[R-sig-ME] specifying/interpreting random effects with near-zero variance in glmer()

Sat Jan 14 01:49:38 CET 2012

Margaret Metz <mrmetz at ...> writes:

[snip]

> I am using glmer() and a logit link for the survival model,
> including fixed factors of 3 topographic models ("topo1", "topo2",
> and "topo3" for simplicity), starting height ("ht") I have 130+
> species ("sp") found at 200 census stations ("station").  Not all
> species are found at all stations, and the sample size per species
> ranges from 10 - 1200 individuals (and I could restrict these
> further to ones with a sample size greater than some threshold).

  The topo variables are continuous, right?

  You probably don't need to -- this is one of the strengths of 
the mixed modeling approach.

>  I would like to know whether the topographic variables are
> significant predictors of mortality while including the random
> factors of census station to account for non-independence of
> seedlings at the same location (which have the same topo
> measurements) and species to allow for variation in species'
> responses.  I expect that both the slope and intercept of species'
> responses to each variable could be quite different.  To allow for
> different slopes/intercepts among species, I have centered the
> continuous variables and specified the model as:

> glmer(survival ~ topo1 + topo2 + topo3 + ht + 
> (0 + topo1 | sp) + (0 + topo2 | sp) + (0 + topo3 | sp) + (1 | sp) + 
> (1 | station), data=seedlingdata, family=binomial)

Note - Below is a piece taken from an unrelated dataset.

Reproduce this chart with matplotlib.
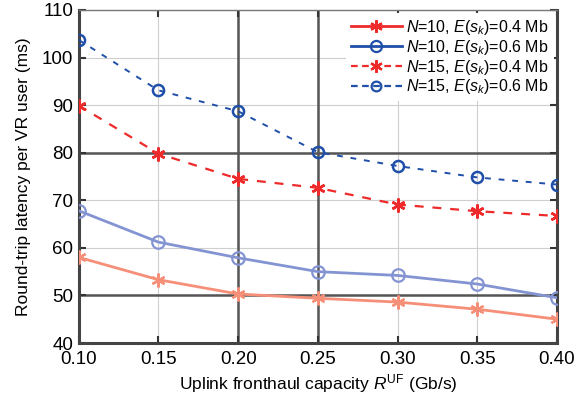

  This looks reasonable, you might want to check for overdispersion.

> Questions: When I do this, there is a random intercept for station,
> a random intercept for species, and then random slopes among species
> for the relationship with the topographic variables as follows in
> the model output.  I believe this is allowing for the variation
> among species that I intend, but would like confirmation of this
> specification vs. something like (topo1 | sp) or (1 + topo1 | sp) as
> someone else has suggested to me.

(topo1 | sp) is equivalent to (1 | topo1 | sp) (as
(0 + topo1 | sp) is equivalent to (topo1 - 1 | sp)

  If you have enough data you could try

(topo1 + topo2 + topo3 | sp ) 

which allows for correlation among the effects of the topographic
variables -- although you can run out of data pretty quickly in
some cases, and it sounds from stuff below as though you're running
low on signal anyway.  (This model has (n+1)*(n+2)/2 = 10 parameters --
4 variances (topo[1-3] plus intercept) and 6 covariances -- as opposed
to the 4 variances of the model you are using.) (I'm not counting
the station variable in these totals.)

> Any version of these models that I have run results in significant
> fixed factors and zero or near-zero variances for the random
> effects.  I interpret this to mean that the topographic variables
> are important predictors of seedling mortality, but that the
> relationship does not vary among species groups nor census
> locations.  Is this your interpretation too or need I worry about
> model specification or the sample size or variance structure of my
> variables?

   This is a reasonable interpretation.  However, be aware that this
is signal-to-noise / sample-size dependent.  There could be (is, by
definition, in an ecological system) some among-species and
among-station variance that you just can't detect with this data set.
(In a classical model with a balanced, nested, etc. design you would
probably just find a small (non-significant) variance in this case,
rather than a practically-zero one -- on the other hand, there are
other classical models where you would actually estimate a *negative*
variance.)

>  A suggestion was made to confirm a lack of spatial autocorrelation
> in the residuals of this model, but I am not sure that is
> appropriate given the inclusion of the random effect of census
> station and the fixed effects of topography, which are shared by
> seedlings at the same station.  Can anyone suggest an appropriate
> reference to support or refute this suggestion?

  I don't have a reference but I would suggest that checking for
spatial autocorrelation might be worthwhile. Spatial autocorrelation
would detect the effects of _unmeasured_ covariates that were more
similar among nearby stations.

> Finally, if the response to topography DID significantly vary among
> species, where in this model would I see it?  In a large variance
> for the species slopes or intercept?  

  Exactly (variance among species in responses to topo1, topo2, topo3)

Or would I need to include
> species as a fixed factor crossed with the topographic variables?

  (topo1 | sp) is effectively crossing topo with species.

  I would consider looking (at least graphically) for evidence
of nonlinearity in the responses to the continuous variables ...
you could fit a GAM without *too* much extra effort, and with
this size dataset it might produce interesting results.